Giannis Alafouzos is among the business leaders who signed the initiative of the Prince of Wales known as Bali Communiqué calling for a comprehensive legally binding United Nations framework to tackle climate change.

== Panathinaikos ==
In May 2012, Giannis Alafouzos, together with players and fans of the football team Panathinaikos, founded the association Panathinaikos Alliance 2012 which took a majority stake in the football club. In September 2012, he was elected president of Panathinaikos F.C. by the members of the Alliance in order to advance the reorganization and consolidation of the association. In 2017, he retired as the chairman of Panathinaikos; but, in 2022, he was elected again as president of Panathinaikos. During his chairmanship, Panathinaikos won the Greek Cup three times (2013–14, 2021–22, 2023–24) and he was honored by the president of the veteran soccer players, Vasilis Konstantinou, for his contribution to Panathinaikos.

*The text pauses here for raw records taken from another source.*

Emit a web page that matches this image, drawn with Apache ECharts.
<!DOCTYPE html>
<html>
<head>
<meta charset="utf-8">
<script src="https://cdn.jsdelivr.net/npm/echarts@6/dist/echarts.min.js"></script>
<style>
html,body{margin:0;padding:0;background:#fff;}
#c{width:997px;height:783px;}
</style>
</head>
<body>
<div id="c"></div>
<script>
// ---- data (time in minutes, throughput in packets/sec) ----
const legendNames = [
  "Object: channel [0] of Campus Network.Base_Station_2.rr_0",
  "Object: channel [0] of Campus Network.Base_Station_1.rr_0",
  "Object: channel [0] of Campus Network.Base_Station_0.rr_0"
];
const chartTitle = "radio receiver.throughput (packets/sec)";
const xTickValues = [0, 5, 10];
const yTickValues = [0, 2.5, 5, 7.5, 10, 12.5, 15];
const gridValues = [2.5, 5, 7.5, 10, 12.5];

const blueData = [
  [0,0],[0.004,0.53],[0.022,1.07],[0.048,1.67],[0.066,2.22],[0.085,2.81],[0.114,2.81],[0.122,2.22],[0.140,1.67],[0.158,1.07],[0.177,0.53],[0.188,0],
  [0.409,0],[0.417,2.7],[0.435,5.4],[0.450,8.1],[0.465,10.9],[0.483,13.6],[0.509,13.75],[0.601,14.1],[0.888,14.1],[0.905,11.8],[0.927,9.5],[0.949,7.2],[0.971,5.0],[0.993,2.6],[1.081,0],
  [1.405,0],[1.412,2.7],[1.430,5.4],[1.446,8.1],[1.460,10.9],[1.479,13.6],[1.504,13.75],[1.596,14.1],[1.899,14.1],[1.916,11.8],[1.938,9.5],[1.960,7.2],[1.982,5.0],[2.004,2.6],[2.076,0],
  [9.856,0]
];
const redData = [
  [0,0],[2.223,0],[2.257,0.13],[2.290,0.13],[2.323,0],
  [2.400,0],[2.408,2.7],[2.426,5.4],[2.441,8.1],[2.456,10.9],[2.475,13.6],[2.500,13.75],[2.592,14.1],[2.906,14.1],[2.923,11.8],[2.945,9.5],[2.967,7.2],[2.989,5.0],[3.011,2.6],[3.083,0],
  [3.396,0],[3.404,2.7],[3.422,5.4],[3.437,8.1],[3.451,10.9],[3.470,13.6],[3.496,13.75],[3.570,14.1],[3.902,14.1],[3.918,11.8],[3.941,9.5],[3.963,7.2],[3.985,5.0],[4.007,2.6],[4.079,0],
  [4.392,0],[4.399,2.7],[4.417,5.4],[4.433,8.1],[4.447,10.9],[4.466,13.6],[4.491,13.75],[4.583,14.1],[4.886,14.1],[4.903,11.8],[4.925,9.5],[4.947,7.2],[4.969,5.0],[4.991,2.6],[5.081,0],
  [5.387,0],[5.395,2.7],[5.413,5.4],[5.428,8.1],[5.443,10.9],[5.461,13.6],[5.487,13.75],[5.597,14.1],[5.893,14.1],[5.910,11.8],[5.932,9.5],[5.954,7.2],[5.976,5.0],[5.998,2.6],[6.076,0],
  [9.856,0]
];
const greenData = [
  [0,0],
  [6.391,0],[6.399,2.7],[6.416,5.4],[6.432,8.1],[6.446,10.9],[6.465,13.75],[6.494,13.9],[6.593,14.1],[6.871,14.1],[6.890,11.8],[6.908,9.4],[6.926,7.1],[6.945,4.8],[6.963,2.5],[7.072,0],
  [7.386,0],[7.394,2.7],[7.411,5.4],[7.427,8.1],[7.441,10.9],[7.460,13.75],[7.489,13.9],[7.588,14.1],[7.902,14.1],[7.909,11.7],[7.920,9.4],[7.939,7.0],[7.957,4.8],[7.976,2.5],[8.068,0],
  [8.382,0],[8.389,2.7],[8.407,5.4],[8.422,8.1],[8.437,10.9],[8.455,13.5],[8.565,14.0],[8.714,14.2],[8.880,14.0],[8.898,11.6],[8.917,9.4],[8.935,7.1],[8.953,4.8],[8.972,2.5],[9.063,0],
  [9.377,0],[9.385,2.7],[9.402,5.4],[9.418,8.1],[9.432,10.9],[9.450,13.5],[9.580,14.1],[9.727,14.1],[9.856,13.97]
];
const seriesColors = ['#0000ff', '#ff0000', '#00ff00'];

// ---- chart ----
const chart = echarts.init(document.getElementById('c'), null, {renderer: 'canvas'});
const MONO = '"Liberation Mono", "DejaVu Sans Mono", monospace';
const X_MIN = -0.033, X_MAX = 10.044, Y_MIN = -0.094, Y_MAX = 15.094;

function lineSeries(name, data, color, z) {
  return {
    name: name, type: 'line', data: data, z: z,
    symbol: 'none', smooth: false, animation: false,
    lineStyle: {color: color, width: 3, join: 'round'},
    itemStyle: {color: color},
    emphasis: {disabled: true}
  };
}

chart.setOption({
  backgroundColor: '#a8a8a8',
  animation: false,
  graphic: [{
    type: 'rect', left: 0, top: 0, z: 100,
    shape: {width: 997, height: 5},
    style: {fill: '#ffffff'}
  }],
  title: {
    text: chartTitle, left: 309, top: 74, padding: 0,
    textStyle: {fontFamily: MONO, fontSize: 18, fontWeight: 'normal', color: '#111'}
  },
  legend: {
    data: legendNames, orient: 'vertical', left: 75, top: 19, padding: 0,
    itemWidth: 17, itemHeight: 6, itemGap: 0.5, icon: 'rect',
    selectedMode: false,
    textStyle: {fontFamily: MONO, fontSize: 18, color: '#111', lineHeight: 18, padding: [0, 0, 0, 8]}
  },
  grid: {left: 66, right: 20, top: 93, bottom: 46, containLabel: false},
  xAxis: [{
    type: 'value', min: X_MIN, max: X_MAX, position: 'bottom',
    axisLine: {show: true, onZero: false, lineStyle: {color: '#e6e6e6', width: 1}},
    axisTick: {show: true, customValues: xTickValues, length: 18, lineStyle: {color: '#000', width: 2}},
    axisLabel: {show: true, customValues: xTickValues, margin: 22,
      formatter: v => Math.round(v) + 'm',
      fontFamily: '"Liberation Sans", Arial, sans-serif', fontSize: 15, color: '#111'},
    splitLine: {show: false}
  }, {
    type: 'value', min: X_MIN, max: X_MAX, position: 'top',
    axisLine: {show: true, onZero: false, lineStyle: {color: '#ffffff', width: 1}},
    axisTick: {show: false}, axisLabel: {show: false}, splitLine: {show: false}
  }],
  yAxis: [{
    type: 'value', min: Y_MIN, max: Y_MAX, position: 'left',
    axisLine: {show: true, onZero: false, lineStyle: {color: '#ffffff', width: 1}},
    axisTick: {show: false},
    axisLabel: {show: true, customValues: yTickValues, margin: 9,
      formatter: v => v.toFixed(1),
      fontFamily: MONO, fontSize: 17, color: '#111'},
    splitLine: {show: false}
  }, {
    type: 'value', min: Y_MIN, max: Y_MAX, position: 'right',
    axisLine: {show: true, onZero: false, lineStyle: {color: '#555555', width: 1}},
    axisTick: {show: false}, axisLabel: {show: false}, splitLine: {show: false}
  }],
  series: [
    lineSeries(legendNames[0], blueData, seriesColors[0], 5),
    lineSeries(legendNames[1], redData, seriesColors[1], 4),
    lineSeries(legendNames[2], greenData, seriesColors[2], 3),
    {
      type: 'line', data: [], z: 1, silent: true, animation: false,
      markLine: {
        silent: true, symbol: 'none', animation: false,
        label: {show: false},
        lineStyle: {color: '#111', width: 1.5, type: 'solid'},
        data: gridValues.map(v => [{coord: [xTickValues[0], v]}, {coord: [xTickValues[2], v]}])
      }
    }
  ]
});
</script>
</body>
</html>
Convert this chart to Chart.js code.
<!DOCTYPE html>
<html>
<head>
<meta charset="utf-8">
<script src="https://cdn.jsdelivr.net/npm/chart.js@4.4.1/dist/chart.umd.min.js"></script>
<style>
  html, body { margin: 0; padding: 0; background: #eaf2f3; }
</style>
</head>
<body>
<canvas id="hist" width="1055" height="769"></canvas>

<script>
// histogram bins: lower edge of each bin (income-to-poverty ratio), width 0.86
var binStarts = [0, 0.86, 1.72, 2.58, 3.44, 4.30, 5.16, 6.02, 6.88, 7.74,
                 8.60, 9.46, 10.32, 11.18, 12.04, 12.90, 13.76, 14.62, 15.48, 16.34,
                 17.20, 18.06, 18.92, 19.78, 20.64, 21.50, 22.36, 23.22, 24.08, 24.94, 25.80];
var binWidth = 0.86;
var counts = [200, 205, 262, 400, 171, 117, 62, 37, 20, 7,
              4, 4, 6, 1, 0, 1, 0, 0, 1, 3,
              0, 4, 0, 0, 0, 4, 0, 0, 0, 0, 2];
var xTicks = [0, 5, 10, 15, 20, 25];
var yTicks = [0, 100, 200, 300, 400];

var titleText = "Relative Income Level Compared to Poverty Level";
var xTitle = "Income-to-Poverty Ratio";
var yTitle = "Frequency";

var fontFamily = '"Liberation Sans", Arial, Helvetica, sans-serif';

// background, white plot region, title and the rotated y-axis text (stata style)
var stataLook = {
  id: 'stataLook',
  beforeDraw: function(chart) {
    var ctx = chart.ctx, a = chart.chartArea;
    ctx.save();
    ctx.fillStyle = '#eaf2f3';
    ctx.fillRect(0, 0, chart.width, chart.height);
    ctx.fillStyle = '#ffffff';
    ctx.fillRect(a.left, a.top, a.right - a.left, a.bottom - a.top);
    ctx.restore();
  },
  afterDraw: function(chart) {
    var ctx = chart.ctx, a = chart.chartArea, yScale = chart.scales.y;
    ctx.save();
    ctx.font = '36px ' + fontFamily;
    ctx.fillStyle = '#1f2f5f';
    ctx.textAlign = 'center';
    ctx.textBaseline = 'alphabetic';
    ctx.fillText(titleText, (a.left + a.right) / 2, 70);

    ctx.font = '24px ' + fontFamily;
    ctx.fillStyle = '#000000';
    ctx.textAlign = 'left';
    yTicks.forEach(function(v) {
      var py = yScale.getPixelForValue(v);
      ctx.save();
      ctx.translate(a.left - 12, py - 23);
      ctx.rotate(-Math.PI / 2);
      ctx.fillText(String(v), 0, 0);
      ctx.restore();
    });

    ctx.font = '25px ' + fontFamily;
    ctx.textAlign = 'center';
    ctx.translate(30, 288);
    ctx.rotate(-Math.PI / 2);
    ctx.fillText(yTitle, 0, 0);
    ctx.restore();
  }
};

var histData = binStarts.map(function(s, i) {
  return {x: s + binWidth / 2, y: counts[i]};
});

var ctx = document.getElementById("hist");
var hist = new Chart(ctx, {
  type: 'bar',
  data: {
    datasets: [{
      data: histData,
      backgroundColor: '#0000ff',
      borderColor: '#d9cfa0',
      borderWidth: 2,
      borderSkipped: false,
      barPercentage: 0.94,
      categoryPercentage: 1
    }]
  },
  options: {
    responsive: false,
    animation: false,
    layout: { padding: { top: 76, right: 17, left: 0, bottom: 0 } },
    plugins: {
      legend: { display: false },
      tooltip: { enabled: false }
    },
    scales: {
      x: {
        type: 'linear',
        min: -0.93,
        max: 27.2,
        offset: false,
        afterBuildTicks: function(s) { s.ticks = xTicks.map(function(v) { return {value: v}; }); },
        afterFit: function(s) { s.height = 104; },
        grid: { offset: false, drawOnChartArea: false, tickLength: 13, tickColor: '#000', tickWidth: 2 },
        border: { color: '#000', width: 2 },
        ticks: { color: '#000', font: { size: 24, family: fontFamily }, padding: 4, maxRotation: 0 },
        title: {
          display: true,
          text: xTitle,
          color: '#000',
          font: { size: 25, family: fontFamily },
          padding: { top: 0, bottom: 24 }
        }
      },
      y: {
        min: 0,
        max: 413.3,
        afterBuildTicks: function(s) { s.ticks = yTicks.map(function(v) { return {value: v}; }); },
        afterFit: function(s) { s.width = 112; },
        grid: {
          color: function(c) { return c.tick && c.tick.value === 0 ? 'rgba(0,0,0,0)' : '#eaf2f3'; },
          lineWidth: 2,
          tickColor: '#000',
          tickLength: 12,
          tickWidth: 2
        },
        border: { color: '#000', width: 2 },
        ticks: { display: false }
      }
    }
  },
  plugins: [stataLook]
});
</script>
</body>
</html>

==Controversy and conflicts==
On 10 August 2016, the Greek Prosecutor for Financial Crimes, Panagiotis Athanasiou, ordered the freezing of Alafouzos' property and bank accounts, after an investigation by the Greek Center for the Audit of High-Income Taxpayers (KEFOMEP) concluded that certain amounts were not reflected in his tax returns. Eventually, Alafouzos proceeded to pay the amount due, certified by KEFOMEP, and his property was released. Alafouzos stated that he welcomed the audit and that he would assist in the process with any available information.

In 2016, SKAI TV journalist Kyriakos Thomaidis and Giannis Alafouzos, being the managing director of SKAI, were sued for violating the Privacy Act regarding the 2015 Greek football scandal but were cleared of all charges. Giannis Alafouzos has come up against much opposition in his efforts to reveal corruption in Greek football.